I want to know the exact time complexity of my algorithm in this method. I think it is nlogn as it uses arrays.sort;
public static int largestElement(int[] num) throws NullPointerException // O(1)
{
int a=num.length; // O(1)
Arrays.sort(num); // O(1)? yes
if(num.length<1) // O(1)
return (Integer) null;
else
return num[a-1]; // O(1)
}
You seem to grossly contradict yourself in your post. You are correct in that the method is O(nlogn), but the following is incorrect:
Arrays.sort(num); // O(1)? yes
If you were right, the method would be O(1)! After all, a bunch of O(1) processes in sequence is still O(1). In reality, Arrays.sort() is O(nlogn), which determines the overall complexity of your method.

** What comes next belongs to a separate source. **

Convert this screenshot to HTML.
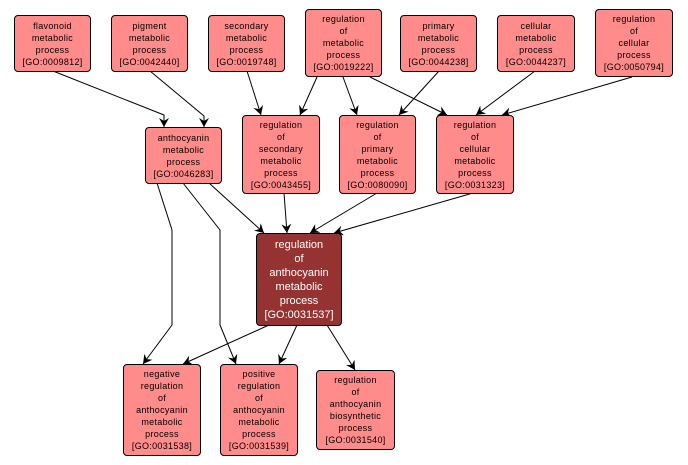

Finding the largest element in an array or collection can always be O(n), though, since we can simply iterate through each element and keep track of the maximum.
Indeed, it is O(nlogn). Arrays.sort() uses merge sort. Using this method may not be the best way to find a max though. You can just loop through your array, comparing the elements instead.
"You are only as fast as your slowest runner" --Fact
So the significant run time operations here are your sorting and your stepping through the array. Since Arrays.sort(num) is a method which most efficiently sorts your arrays, we can guarantee that this will be O(nlg(n)) (where lg(n) is log base 2 of n). This is the case because O notation denotes the worst case runtime. Furthermore, the stepping of the array takes O(n).
So, we have O(nlgn) + O(n) + O(1) + ...
Which really reduces to O(2nlg(n)). But co-efficient are negligible in asymptotic notation. So your runtime approaches O(nlg(n)) as stated above.